Comparison to ML-potential relaxation

ML-potential relaxation is a popular alternative to DFT-based relaxation methods. To demonstrate the superiority of DefiNet, we compare it against two well-known ML-potential models: M3GNet and CHGNet. These methods typically require large datasets to train GNN surrogate models that iteratively approximate physical quantities such as energies, forces, and stresses. For this comparison, we used the MoS2 low-density defect dataset, which contains a sufficient number of samples (5933) with detailed information obtained during DFT-based relaxation. All methods were trained, validated, and tested on the same data splits. Detailed experimental settings are provided in Supplementary Note 7. As shown in Supplementary Fig. 5, DefiNet significantly outperforms M3GNet, CHGNet, and DeepRelax in terms of coordinate MAE and robustness. This result is further validated by DFT calculations, with detailed comparisons available in Supplementary Fig. 6.

Ablation study

To elucidate the contributions of DefiNet’s key architectural components, we performed an ablation study focusing on its two main innovations:

  • Defect-Aware Message Passing (DAMP): This component allows the model to capture complex interactions involving defects.

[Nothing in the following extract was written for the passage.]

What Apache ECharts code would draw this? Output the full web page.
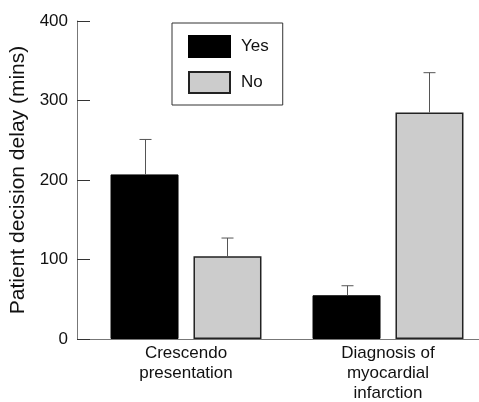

  • Defect-Aware Coordinate Updating (DACU): The RPV2Disp and Vec2Disp modules are designed to update atomic coordinates effectively, taking into account the unique influences of defects on the surrounding lattice.

We created two ablated versions of DefiNet to assess the impact of these components:

  • Vanilla Model: This version removes both main components, DAMP and DACU.

  • Vanilla + DAMP: This version includes the DAMP but removes the Defect-Aware Coordinate Updating modules.

  • Vanilla + DAMP + DACU (DefiNet): This is the full DefiNet model incorporating both components.

The results on high-density datasets, as shown in Supplementary Fig. 7, indicate that both ablated models exhibit decreased performance compared to the full DefiNet. These findings confirm that both components are critical for DefiNet’s superior performance.

We also conduct an additional ablation study to evaluate two auxiliary components: global nodes and nonlinear vector activation. As shown in Supplementary Fig. 8, both mechanisms improve model performance, supporting their inclusion in the final architecture.

Discussion

Recently, GNNs have been used for defect property and structure analysis12,13,39,40,41,42,43,44, showing great potential to reduce the high computational cost of DFT calculations. Two recent works12,13 have demonstrated that employing machine learning (ML) interatomic potentials can achieve both cost-effectiveness and accuracy in searching ground-state configurations of defect structures. Those approaches, however, require large databases annotated with energies, forces, and stresses, and they treat defect sites only implicitly, leaving the network to infer defect-defect interactions on its own. DefiNet avoids these limitations. First, it is trained solely on pairs of initial and relaxed structures, which makes it easier to implement in real applications. Second, it explicitly considers complex defect-related interactions, leading to more accurate relaxation of defect crystal structures. We also benchmark DefiNet against the previous single-step model, DeepRelax. DefiNet not only achieves a significantly lower coordinate MAE but also runs nearly 26× faster than DeepRelax.

Our scalability tests demonstrate that DefiNet maintains high accuracy when applied to larger systems beyond the sizes used during training. Moreover, we perform two transferability evaluations: (1) Train DefiNet on high-density defect structures and test on low defect-density structures, and vice versa. (2) Train DefiNet on structures with short average defect-defect distances and test on those with long distances, and vice versa. These experiments demonstrate DefiNet’s good transferability (see Supplementary Note 9).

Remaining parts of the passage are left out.